YOUR TASK => Return only the lines from the top of the data down to the one that holds "720, 360, 0];", both included, without any pictures.

+++ THE RECORDS

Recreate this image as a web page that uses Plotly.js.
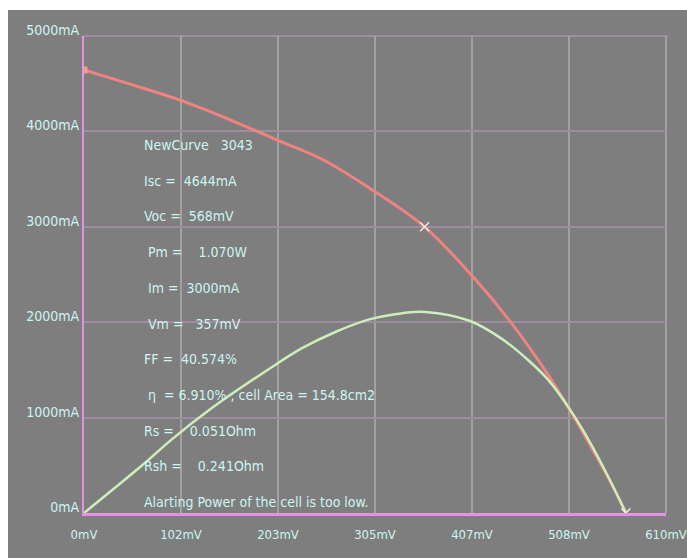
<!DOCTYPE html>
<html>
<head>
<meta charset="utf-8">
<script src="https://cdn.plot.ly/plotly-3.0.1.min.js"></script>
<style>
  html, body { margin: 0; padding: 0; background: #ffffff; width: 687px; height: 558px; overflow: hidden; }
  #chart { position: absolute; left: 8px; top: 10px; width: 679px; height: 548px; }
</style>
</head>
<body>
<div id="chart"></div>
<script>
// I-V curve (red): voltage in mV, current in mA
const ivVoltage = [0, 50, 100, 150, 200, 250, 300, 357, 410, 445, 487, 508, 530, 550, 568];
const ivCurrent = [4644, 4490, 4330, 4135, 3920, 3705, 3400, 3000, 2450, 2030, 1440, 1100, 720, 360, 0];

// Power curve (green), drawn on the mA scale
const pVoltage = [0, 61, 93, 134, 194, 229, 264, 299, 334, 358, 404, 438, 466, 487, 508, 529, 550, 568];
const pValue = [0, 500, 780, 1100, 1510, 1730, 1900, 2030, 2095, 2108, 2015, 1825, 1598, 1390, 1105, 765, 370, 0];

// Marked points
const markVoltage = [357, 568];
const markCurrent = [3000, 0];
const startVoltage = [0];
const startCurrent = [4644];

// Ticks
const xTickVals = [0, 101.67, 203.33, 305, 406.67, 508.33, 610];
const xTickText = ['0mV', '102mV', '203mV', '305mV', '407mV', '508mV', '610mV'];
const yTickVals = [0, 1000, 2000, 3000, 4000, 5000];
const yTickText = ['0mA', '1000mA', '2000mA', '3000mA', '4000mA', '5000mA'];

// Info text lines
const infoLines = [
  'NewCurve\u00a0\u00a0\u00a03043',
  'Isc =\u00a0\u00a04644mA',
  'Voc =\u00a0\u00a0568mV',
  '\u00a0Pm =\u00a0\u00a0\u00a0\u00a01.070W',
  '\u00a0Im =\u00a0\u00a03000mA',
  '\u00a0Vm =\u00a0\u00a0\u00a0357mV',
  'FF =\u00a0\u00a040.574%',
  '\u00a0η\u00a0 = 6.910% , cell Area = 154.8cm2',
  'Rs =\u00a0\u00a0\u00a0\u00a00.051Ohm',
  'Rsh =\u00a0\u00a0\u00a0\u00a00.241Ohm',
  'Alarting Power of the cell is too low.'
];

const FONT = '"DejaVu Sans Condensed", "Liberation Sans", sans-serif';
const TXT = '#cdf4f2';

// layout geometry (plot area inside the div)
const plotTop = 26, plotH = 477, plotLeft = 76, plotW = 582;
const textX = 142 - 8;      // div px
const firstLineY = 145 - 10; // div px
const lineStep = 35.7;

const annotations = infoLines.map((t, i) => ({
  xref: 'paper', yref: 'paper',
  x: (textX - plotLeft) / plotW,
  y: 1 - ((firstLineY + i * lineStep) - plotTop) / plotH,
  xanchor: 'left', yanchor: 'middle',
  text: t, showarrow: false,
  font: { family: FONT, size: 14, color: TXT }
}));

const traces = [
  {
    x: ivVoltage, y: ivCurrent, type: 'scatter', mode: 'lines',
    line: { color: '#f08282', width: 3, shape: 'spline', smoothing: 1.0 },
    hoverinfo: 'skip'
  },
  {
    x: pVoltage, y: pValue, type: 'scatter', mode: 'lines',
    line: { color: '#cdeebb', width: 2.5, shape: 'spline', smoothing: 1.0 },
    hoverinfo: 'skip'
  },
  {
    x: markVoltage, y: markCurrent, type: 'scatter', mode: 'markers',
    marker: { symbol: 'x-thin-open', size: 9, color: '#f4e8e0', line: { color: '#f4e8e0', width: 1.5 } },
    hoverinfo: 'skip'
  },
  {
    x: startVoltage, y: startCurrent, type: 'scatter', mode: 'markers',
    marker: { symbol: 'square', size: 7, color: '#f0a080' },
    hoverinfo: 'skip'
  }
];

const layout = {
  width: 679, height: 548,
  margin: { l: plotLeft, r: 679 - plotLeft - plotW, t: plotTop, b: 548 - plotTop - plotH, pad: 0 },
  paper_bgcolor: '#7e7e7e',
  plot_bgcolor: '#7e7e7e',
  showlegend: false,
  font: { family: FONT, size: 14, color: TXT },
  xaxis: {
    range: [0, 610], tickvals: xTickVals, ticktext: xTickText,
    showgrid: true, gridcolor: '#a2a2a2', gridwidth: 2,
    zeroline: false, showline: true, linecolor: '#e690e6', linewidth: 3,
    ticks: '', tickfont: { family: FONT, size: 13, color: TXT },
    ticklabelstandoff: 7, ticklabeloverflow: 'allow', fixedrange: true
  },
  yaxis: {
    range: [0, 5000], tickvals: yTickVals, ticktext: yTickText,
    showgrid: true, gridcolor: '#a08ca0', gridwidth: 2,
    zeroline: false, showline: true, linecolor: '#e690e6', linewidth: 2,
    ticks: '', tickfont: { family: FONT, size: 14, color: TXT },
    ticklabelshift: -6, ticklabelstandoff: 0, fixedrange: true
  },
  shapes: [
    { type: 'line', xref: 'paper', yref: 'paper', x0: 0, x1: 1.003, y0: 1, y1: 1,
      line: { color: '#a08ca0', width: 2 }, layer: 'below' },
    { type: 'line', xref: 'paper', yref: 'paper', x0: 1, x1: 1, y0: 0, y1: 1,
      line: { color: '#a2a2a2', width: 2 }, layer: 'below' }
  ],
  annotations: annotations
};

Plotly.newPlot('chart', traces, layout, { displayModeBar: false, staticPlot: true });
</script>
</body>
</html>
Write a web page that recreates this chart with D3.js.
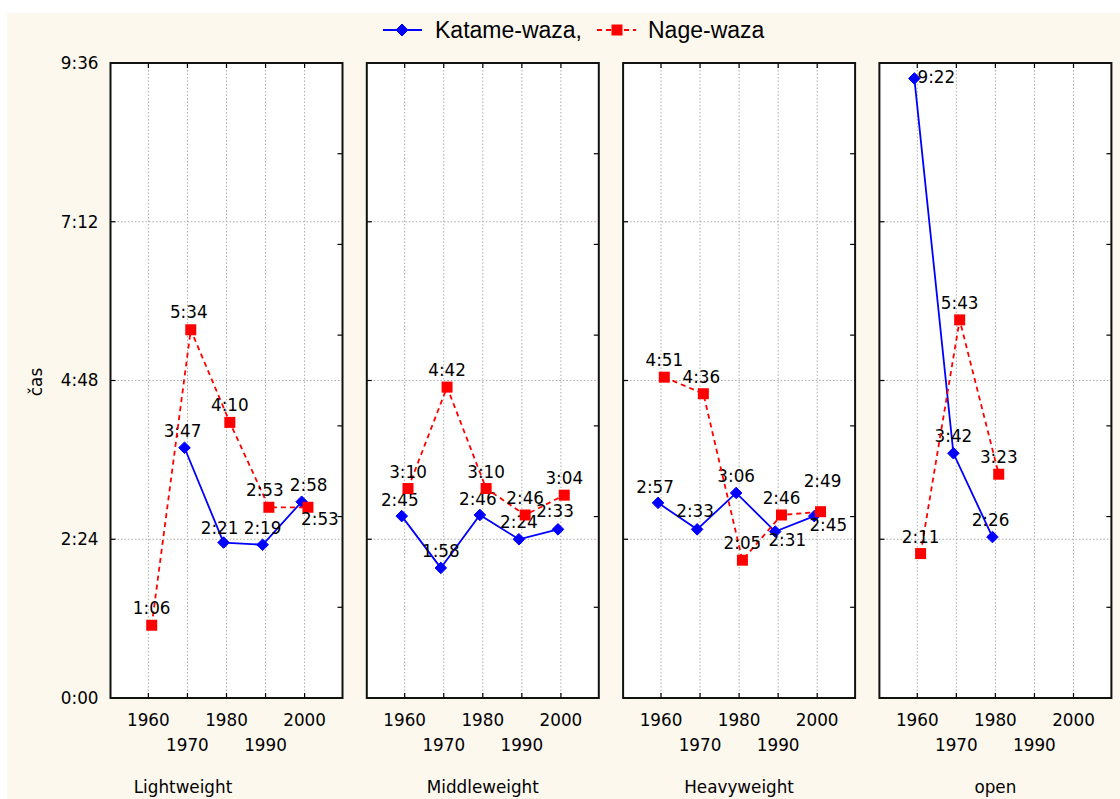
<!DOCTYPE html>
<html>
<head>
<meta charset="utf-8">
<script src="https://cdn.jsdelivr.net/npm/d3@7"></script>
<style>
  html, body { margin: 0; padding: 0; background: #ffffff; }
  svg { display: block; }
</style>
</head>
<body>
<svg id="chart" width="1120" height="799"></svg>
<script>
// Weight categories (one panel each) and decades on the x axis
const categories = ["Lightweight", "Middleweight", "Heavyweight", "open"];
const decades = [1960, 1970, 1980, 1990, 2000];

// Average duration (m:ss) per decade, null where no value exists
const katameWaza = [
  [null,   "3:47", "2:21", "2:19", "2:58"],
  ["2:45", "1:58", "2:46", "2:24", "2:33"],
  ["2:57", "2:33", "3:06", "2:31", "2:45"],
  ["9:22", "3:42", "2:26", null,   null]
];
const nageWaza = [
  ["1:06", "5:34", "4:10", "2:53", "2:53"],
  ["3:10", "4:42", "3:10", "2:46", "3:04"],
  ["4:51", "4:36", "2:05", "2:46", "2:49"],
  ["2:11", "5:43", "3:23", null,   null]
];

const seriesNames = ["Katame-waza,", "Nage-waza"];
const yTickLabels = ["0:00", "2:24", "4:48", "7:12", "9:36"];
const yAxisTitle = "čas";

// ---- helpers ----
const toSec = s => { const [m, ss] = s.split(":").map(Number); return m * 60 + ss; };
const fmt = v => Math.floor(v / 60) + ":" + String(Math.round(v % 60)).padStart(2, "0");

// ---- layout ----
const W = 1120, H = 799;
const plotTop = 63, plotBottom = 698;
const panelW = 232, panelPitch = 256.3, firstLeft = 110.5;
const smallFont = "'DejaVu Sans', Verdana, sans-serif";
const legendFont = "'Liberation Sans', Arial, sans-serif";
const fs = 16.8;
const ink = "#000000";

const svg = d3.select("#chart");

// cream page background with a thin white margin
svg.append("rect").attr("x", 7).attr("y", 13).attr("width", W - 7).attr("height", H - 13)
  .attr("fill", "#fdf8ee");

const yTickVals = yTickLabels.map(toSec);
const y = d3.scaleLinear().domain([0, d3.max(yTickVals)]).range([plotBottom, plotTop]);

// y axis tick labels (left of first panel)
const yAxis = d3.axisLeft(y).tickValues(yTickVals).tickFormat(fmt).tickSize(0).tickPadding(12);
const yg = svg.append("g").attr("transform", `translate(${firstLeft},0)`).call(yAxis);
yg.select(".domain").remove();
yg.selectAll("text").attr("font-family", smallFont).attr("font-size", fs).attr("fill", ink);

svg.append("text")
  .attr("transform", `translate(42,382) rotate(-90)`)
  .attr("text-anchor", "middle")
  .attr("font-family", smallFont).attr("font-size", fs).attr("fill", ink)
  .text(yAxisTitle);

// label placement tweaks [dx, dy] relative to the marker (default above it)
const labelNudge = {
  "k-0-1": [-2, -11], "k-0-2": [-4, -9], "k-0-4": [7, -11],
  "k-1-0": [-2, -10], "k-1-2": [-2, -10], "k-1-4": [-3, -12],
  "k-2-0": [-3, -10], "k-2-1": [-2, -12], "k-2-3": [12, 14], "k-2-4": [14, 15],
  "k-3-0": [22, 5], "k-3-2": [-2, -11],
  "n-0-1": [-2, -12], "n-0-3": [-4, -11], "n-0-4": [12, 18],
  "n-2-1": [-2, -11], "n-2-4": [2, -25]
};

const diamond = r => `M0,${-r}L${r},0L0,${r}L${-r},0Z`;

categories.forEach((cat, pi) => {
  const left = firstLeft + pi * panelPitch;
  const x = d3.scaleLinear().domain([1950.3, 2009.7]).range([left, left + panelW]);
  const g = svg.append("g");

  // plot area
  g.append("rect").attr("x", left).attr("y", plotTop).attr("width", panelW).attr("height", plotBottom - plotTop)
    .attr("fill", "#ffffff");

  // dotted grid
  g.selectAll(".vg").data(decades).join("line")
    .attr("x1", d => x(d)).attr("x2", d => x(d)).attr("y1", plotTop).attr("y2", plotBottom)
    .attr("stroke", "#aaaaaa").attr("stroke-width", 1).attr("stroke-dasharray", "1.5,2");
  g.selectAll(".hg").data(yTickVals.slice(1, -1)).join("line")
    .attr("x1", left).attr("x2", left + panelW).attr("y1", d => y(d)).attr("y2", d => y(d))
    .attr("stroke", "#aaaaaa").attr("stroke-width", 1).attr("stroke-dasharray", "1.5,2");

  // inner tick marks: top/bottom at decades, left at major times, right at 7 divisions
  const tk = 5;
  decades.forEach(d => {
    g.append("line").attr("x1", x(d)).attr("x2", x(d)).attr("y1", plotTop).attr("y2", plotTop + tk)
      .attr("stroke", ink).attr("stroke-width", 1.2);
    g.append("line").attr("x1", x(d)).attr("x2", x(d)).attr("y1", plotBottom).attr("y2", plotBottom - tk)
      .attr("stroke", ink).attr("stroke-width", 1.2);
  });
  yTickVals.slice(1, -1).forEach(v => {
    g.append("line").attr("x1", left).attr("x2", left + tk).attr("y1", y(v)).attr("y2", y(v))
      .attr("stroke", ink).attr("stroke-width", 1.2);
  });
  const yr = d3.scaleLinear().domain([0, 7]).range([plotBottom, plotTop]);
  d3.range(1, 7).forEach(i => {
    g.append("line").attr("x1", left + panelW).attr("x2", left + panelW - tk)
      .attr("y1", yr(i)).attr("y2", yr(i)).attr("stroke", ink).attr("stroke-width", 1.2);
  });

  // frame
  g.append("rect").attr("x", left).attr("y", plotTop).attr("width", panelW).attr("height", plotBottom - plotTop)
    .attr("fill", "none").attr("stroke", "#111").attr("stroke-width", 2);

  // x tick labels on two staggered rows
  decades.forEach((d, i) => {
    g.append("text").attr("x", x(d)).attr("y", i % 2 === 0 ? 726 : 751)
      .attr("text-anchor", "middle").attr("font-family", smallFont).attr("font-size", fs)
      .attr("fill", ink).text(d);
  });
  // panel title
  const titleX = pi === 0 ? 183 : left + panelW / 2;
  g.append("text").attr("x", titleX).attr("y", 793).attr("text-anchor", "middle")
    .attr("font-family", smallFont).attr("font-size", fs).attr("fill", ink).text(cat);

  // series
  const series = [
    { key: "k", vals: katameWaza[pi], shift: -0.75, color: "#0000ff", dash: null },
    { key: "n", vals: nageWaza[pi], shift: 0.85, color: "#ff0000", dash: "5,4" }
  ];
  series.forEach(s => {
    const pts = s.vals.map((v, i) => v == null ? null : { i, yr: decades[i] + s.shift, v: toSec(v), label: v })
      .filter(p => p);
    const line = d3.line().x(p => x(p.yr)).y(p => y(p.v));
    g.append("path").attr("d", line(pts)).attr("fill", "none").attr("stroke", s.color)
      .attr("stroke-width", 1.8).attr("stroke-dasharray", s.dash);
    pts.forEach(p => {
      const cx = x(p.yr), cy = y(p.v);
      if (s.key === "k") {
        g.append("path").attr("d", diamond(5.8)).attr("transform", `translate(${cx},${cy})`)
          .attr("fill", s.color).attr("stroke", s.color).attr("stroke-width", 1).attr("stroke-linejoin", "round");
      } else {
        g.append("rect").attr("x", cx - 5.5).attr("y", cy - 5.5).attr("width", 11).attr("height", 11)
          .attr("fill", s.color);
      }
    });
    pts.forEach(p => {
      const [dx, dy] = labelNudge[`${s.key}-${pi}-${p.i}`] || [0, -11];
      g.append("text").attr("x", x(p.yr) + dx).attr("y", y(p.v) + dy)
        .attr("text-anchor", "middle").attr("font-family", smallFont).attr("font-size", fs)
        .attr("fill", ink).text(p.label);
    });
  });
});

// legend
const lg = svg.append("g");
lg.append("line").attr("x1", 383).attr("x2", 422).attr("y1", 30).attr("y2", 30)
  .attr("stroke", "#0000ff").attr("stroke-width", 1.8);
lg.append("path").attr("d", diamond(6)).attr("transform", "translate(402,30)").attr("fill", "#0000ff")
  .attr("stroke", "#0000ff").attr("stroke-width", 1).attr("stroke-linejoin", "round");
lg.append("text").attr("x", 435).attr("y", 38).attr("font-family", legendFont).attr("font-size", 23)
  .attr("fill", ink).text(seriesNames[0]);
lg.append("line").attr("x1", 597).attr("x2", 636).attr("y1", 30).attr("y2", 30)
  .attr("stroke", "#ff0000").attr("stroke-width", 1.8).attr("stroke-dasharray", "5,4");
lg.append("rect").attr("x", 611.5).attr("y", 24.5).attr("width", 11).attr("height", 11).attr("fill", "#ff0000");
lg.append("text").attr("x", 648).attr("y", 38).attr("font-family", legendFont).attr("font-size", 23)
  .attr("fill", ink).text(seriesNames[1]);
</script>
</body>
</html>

++++++

PROBLEM SOLUTION =>
Recreate this image as a web page that uses Plotly.js.
<!DOCTYPE html>
<html>
<head>
<meta charset="utf-8">
<script src="https://cdn.plot.ly/plotly-3.0.1.min.js"></script>
<style>
  html, body { margin: 0; padding: 0; background: #ffffff; width: 687px; height: 558px; overflow: hidden; }
  #chart { position: absolute; left: 8px; top: 10px; width: 679px; height: 548px; }
</style>
</head>
<body>
<div id="chart"></div>
<script>
// I-V curve (red): voltage in mV, current in mA
const ivVoltage = [0, 50, 100, 150, 200, 250, 300, 357, 410, 445, 487, 508, 530, 550, 568];
const ivCurrent = [4644, 4490, 4330, 4135, 3920, 3705, 3400, 3000, 2450, 2030, 1440, 1100, 720, 360, 0];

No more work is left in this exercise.